Les Américains seront bientôt la cible d'une nouvelle campagne publicitaire dénonçant la «doctrine Bush-Obama», promet Anthony Romero, directeur de l'ACLU, une importante association de défense des libertés civiles.

L'amalgame entre Barack Obama et George W. Bush est peut-être injuste, mais il illustre la colère des organisations comme l'ACLU après deux décisions du président démocrate sur des questions de sécurité nationale qui jurent avec ses promesses électorales et même avec ses déclarations récentes.

«Il est temps de mieux protéger le peuple américain en traduisant rapidement en justice les terroristes devant nos cours fédérales ou militaires régulières», avait déclaré Barack Obama durant sa campagne présidentielle.

Il est revenu sur cette promesse et a rétabli vendredi les tribunaux militaires d'exception mis en place par son prédécesseur républicain pour juger certains suspects de terrorisme emprisonnés à Guantánamo. Bien qu'il se soit vanté d'avoir amélioré les garanties légales des prévenus - les confessions obtenues sous la torture seront notamment écartées -, il n'a pas rassuré ses nouveaux critiques.

Deux jours plus tôt, le président avait fait une volte-face encore plus soudaine: moins d'un mois après avoir autorisé la publication de nouvelles photos de sévices pratiqués par le personnel militaire américain en Irak et en Afghanistan, il a annoncé son intention de s'y opposer devant les tribunaux.

«Je crois que la publication de ces photos n'ajoutera rien à notre compréhension de ce qui a été exécuté par un petit nombre d'individus par le passé. Je crois que, en fait, la conséquence la plus directe qu'aurait leur publication serait d'attiser les sentiments anti-américains et d'exposer nos soldats à un danger plus grand», a déclaré Barack Obama.

George W. Bush n'aurait probablement pas parlé autrement, ce que l'ACLU n'a pas manqué de souligner.

«Tactiques d'obstruction»

«L'adoption par l'administration Obama des tactiques d'obstruction et de la politique d'opacité de l'administration Bush apporte un démenti cinglant au désir exprimé par le président de rétablir l'État de droit», a déclaré Anthony Romero, le directeur de l'organisation, qui avait réclamé la publication des photos des sévices au nom de la loi sur l'accès à l'information.
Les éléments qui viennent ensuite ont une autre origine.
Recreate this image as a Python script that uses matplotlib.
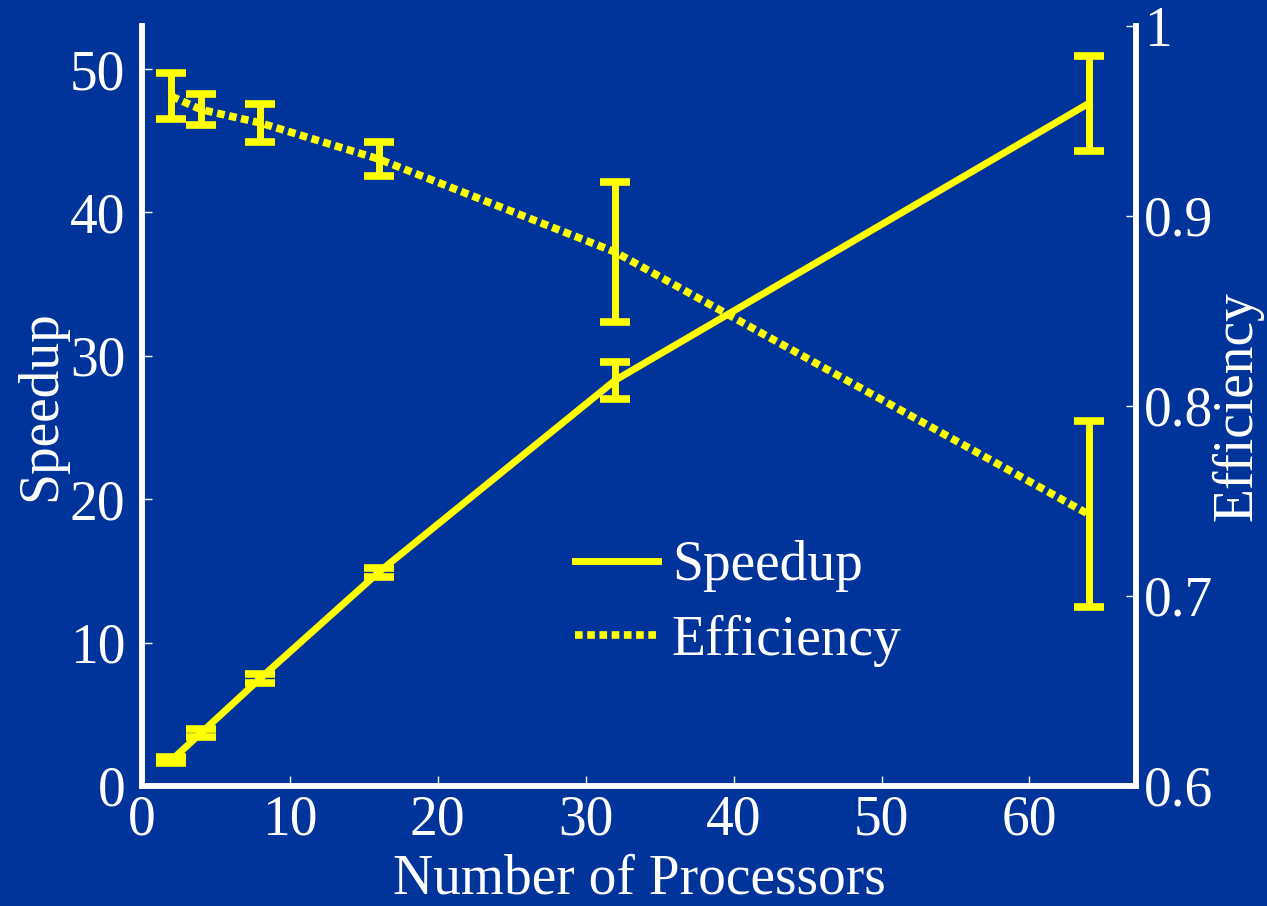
import matplotlib.pyplot as plt

# data
procs = [2, 4, 8, 16, 32, 64]
speedup = [1.8, 3.7, 7.5, 14.9, 28.3, 47.6]
speedup_err = [0.2, 0.3, 0.3, 0.3, 1.3, 3.3]
efficiency = [0.963, 0.956, 0.949, 0.930, 0.881, 0.743]
efficiency_err = [0.012, 0.008, 0.010, 0.009, 0.037, 0.049]

xticks = [0, 10, 20, 30, 40, 50, 60]
sp_ticks = [0, 10, 20, 30, 40, 50]
eff_ticks = [0.6, 0.7, 0.8, 0.9, 1.0]
eff_labels = ['0.6', '0.7', '0.8', '0.9', '1']

bg = '#00349a'
fg = 'white'
yel = '#ffff00'

plt.rcParams['font.family'] = 'Liberation Serif'
plt.rcParams['font.size'] = 40

fig = plt.figure(figsize=(12.67, 9.06), dpi=100, facecolor=bg)
ax = fig.add_axes([0.112, 0.1325, 0.7846, 0.8388])
ax.set_facecolor(bg)
ax2 = ax.twinx()

l1 = ax.errorbar(procs, speedup, yerr=speedup_err, color=yel, lw=5,
                 elinewidth=5, capsize=10.5, capthick=5.5, label='Speedup')
l2 = ax2.errorbar(procs, efficiency, yerr=efficiency_err, color=yel, lw=5.5,
                  ls=(0, (1.0, 0.6)), elinewidth=5, capsize=10.5, capthick=5.5,
                  label='Efficiency')
l2[0].set_dash_capstyle('butt')

ax.set_xlim(0, 67.2)
ax.set_ylim(0, 53)
ax2.set_ylim(0.6, 1.0)
ax.set_xticks(xticks)
ax.set_yticks(sp_ticks)
ax2.set_yticks(eff_ticks)
ax2.set_yticklabels(eff_labels)

for a in (ax, ax2):
    a.spines['top'].set_visible(False)
    for s in ('left', 'right', 'bottom'):
        a.spines[s].set_color(fg)
        a.spines[s].set_linewidth(4)
    a.tick_params(colors=fg, direction='in', length=7, width=1, pad=6)
ax.tick_params(axis='y', pad=12)

ax.set_xlabel('Number of Processors', color=fg, labelpad=5)
ax.set_ylabel('Speedup', color=fg, labelpad=2)
ax2.set_ylabel('Efficiency', color=fg, labelpad=-2)

leg = ax.legend([l1[0], l2[0]], ['Speedup', 'Efficiency'], loc='center left',
                bbox_to_anchor=(0.385, 0.24), frameon=False, handlelength=1.5,
                handletextpad=0.25, labelspacing=0.4)
for t in leg.get_texts():
    t.set_color(fg)

fig.savefig('out.png', dpi=100, facecolor=bg)
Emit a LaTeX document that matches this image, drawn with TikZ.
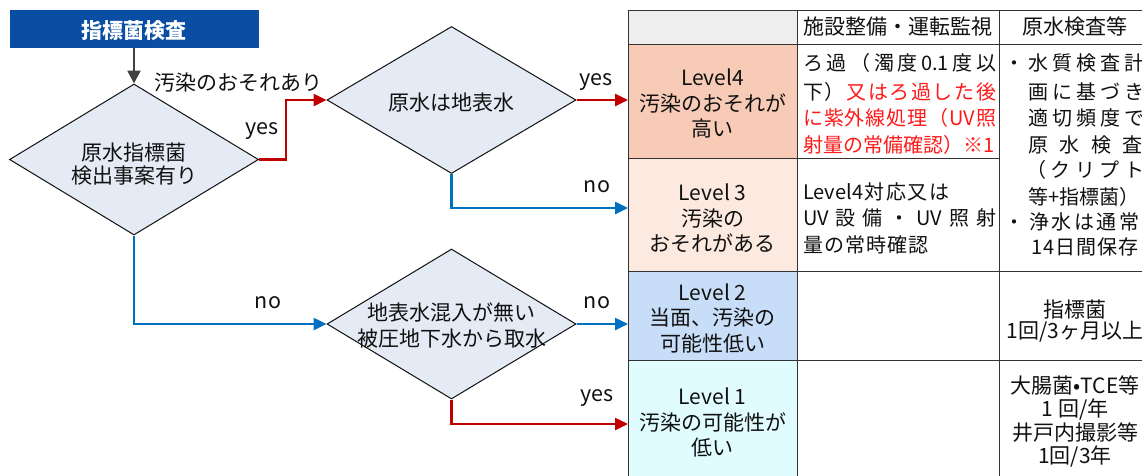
\documentclass[tikz,border=0pt]{standalone}
\usepackage{fontspec}
\setmainfont{Noto Sans CJK JP}
\usetikzlibrary{arrows.meta,shapes.geometric}
\definecolor{startblue}{HTML}{0A4EA4}
\definecolor{dfill}{HTML}{E4EBF5}
\definecolor{ared}{HTML}{C00000}
\definecolor{ablue}{HTML}{0070C0}
\definecolor{agray}{HTML}{404040}
\definecolor{tred}{HTML}{FF1A1A}
\definecolor{lvfour}{HTML}{F8CBB6}
\definecolor{lvthree}{HTML}{FCE9DF}
\definecolor{lvtwo}{HTML}{C8DEF8}
\definecolor{lvone}{HTML}{E0FCFF}
\definecolor{hdr}{HTML}{EEEEEE}
\definecolor{tline}{HTML}{333333}
\definecolor{txt}{HTML}{111111}
\makeatletter
\newcommand\sptext[2]{\def\sp@sep{}\@tfor\sp@c:=#2\do{\sp@sep\sp@c\def\sp@sep{#1}}}
\makeatother
\tikzset{
  big/.style={font=\fontsize{21}{25}\selectfont},
  small/.style={font=\fontsize{20}{24}\selectfont},
  startbox/.style={rectangle,fill=startblue,text=white,inner sep=0pt,font=\fontsize{21}{25}\selectfont\bfseries},
  dia/.style={diamond,draw=txt,line width=1pt,fill=dfill,inner sep=0pt},
  dtext/.style={big,align=center,text=txt,inner sep=0pt},
  lbl/.style={text=txt,inner sep=0pt,font=\fontsize{21.5}{25}\selectfont},
  cell/.style={rectangle,draw=tline,line width=1pt,inner sep=0pt,anchor=north west},
  lvtext/.style={align=center,text=txt,inner sep=0pt,font=\fontsize{21}{25.5}\selectfont},
  ctext/.style={small,text=txt,inner sep=0pt,anchor=base west},
  mtext/.style={text=txt,inner sep=0pt,font=\fontsize{21}{24}\selectfont},
  rarrow/.style={draw=ared,line width=2.5pt,-{Triangle[length=13pt,width=12pt]}},
  barrow/.style={draw=ablue,line width=2.5pt,-{Triangle[length=13pt,width=12pt]}},
  garrow/.style={draw=agray,line width=2.5pt,-{Triangle[length=13pt,width=13pt]}}
}
\begin{document}
\begin{tikzpicture}[x=1pt,y=-1pt]
\useasboundingbox (0,0) rectangle (1142,475);
\clip (0,0) rectangle (1142,475);
\fill[white] (0,0) rectangle (1142,475);

% ---------- table ----------
\node[cell,fill=hdr,minimum width=169pt,minimum height=34pt] (h0) at (628,10) {};
\node[cell,fill=white,minimum width=202pt,minimum height=34pt] (h1) at (797,10) {};
\node[cell,fill=white,minimum width=170pt,minimum height=34pt] (h2) at (999,10) {};
\node[cell,fill=lvfour,minimum width=169pt,minimum height=114pt] (lvf) at (628,44) {};
\node[cell,fill=lvthree,minimum width=169pt,minimum height=113pt] (lvt) at (628,158) {};
\node[cell,fill=lvtwo,minimum width=169pt,minimum height=89pt] (lvw) at (628,271) {};
\node[cell,fill=lvone,minimum width=169pt,minimum height=140pt] (lvo) at (628,360) {};
\node[cell,fill=white,minimum width=202pt,minimum height=114pt] (cf) at (797,44) {};
\node[cell,fill=white,minimum width=202pt,minimum height=113pt] (ct) at (797,158) {};
\node[cell,fill=white,minimum width=202pt,minimum height=89pt] (cw) at (797,271) {};
\node[cell,fill=white,minimum width=202pt,minimum height=140pt] (co) at (797,360) {};
\node[cell,fill=white,minimum width=170pt,minimum height=227pt] (rft) at (999,44) {};
\node[cell,fill=white,minimum width=170pt,minimum height=89pt] (rw) at (999,271) {};
\node[cell,fill=white,minimum width=170pt,minimum height=140pt] (ro) at (999,360) {};

\node[big,text=txt,inner sep=0pt] (h1t) at (898,27) {施設整備・運転監視};
\node[big,text=txt,inner sep=0pt] (h2t) at (1075,27) {原水検査等};

\node[lvtext] (lvft) at (712.5,103.5) {Level4\\汚染のおそれが\\高い};
\node[lvtext] (lvtt) at (712.5,218.5) {Level 3\\汚染の\\おそれがある};
\node[lvtext] (lvwt) at (712.5,318) {Level 2\\当面、汚染の\\可能性低い};
\node[lvtext] (lvot) at (712.5,422.5) {Level 1\\汚染の可能性が\\低い};

% column 2
\node[ctext] (c1) at (803,70) {\hbox to 193pt{\sptext{\hfill}{ろ過（濁度{0.1}度以}}};
\node[ctext] (c2) at (803,99) {\hbox to 193pt{\sptext{\hfill}{下）}\hfill\color{tred}\sptext{\hfill}{又はろ過した後}}};
\node[ctext,text=tred] (c3) at (803,125) {\hbox to 193pt{\sptext{\hfill}{に紫外線処理（{UV}照}}};
\node[ctext,text=tred] (c4) at (803,152) {\hbox to 183pt{\sptext{\hfill}{射量の常備確認）※{1}}}};
\node[ctext] (c5) at (803,199) {\sptext{\kern1.5pt}{{Level4}対応又は}};
\node[ctext] (c6) at (803,225) {\hbox to 193pt{\sptext{\hfill}{{UV}設備・{UV}照射}}};
\node[ctext] (c7) at (803,252) {\sptext{\kern1pt}{量の常時確認}};

% column 3
\node[ctext] (b1) at (1004,70) {・};
\node[ctext] (r1) at (1028,70) {\sptext{\kern4pt}{水質検査計}};
\node[ctext] (r2) at (1028,99) {\sptext{\kern4pt}{画に基づき}};
\node[ctext] (r3) at (1028,125) {\sptext{\kern4pt}{適切頻度で}};
\node[ctext] (r4) at (1028,152) {\sptext{\kern11.5pt}{原水検査}};
\node[ctext] (r5) at (1026,177) {\sptext{\kern4.5pt}{（クリプト}};
\node[ctext] (r6) at (1028,204) {等+指標菌）};
\node[ctext] (b2) at (1004,229) {・};
\node[ctext] (r7) at (1029,229) {\sptext{\kern2.5pt}{浄水は通常}};
\node[ctext] (r8) at (1031,254) {\sptext{\kern1pt}{14日間保存}};

\node[mtext] (w1) at (1075,310) {指標菌};
\node[mtext] (w2) at (1075,332) {1回/3ヶ月以上};
\node[mtext] (o1) at (1075,385) {大腸菌•TCE等};
\node[mtext] (o2) at (1075,410) {1 回/年};
\node[mtext] (o3) at (1075,433) {井戸内撮影等};
\node[mtext] (o4) at (1075,457) {1回/3年};

% ---------- flowchart ----------
\node[startbox,minimum width=249pt,minimum height=38pt] (start) at (134,29) {};
\node[startbox] (startt) at (134,31) {指標菌検査};
\node[dia,minimum width=249pt,minimum height=151pt] (d1) at (134,159.5) {};
\node[dia,minimum width=249pt,minimum height=147pt] (d2) at (451.5,100) {};
\node[dia,minimum width=249pt,minimum height=150pt] (d3) at (451.5,324) {};
\node[dtext,font=\fontsize{21}{23.5}\selectfont] (d1t) at (134,164) {原水指標菌\\検出事案有り};
\node[dtext] (d2t) at (451.5,103) {原水は地表水};
\node[dtext,font=\fontsize{21}{26}\selectfont] (d3t) at (451.5,325) {地表水混入が無い\\被圧地下水から取水};

\coordinate (ntwo) at (628,208);
\coordinate (nthree) at (628,424);

\draw[garrow] (start.south) -- (d1.north);
\draw[rarrow] (d1.east) -- ++(27,0) |- (d2.west);
\draw[rarrow] (d2.east) -- (d2.east -| lvf.west);
\draw[barrow] (d2.south) |- (ntwo);
\draw[barrow] (d1.south) |- (d3.west);
\draw[barrow] (d3.east) -- (d3.east -| lvw.west);
\draw[rarrow] (d3.south) |- (nthree);

\node[big,text=txt,inner sep=0pt] (lab1) at (238,83) {汚染のおそれあり};
\node[lbl] (lab2) at (262,131) {yes};
\node[lbl] (lab3) at (596,82) {yes};
\node[lbl] (lab4) at (597,187) {no};
\node[lbl] (lab5) at (268,303) {no};
\node[lbl] (lab6) at (597,303) {no};
\node[lbl] (lab7) at (597,398) {yes};
\end{tikzpicture}
\end{document}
L'ironie - et elle est de taille -, c'est que Barack Obama tirera probablement profit aux États-Unis de ces décisions qui ont indigné certains de ses supporters. Ainsi, dans un reportage sur le retour des tribunaux militaires d'exception, le New York Times tenait pour acquis que cette décision «bénéficiera à l'administration sur le plan politique parce qu'elle rehausse la réputation de M. Obama comme leader qui adopte une ligne dure à l'égard des suspects de terrorisme».

Il faut dire que les républicains semblent avoir ébranlé la Maison-Blanche avec la férocité de leurs attaques contre la décision du président de fermer le camp de Guantánamo. À les entendre, de dangereux terroristes seront bientôt en liberté dans les villes américaines.

Les républicains ont également sévèrement critiqué la décision du président Obama de publier des notes internes du ministère de la Justice cautionnant le recours à des méthodes d'interrogatoire assimilées à la torture.

En faisant volte-face sur des questions de sécurité nationale, Barack Obama aurait donc démontré un pragmatisme qui fait non seulement partie de sa personnalité mais également de la réalité du pouvoir.

Délicats dossiers

Il ne fait pas de doute que le président a hérité de plusieurs dossiers délicats, dont celui des détenus de Guantánamo. Des 420 suspects de terrorisme qui s'y trouvent encore, cinq sont accusés d'avoir participé au complot du 11 septembre 2001, y compris le cerveau présumé des attentats, Khalid Shaikh Mohammed. Le gouvernement américain aurait pu perdre un procès contre eux devant une cour fédérale ou militaire régulière compte tenu des mauvais traitements qui leur ont été infligés depuis leur capture.

La publication de nouvelles photos de sévices en Irak et en Afghanistan aurait pu, d'autre part, entraîner Barack Obama encore plus profondément dans un débat qu'il semble vouloir éviter, celui de la torture sous l'administration Bush. Elle aurait également pu provoquer une vague de colère dans le monde musulman à la veille du discours que le président doit prononcer au Caire, capitale de l'Égypte, le 4 juin.

Les nouvelles photos de sévices devaient être publiées d'ici au 28 mai.

Quoi qu'il en soit, Barack Obama se retrouve aujourd'hui dans la position bizarre où ceux-là mêmes qu'il a dénoncés lors de la campagne présidentielle le félicitent.

«Nous sommes encore en guerre. La publication de ces photos aurait représenté une victoire psychologique pour nos ennemis. J'applaudis la décision du président», a déclaré jeudi le sénateur républicain de l'Arizona, John McCain.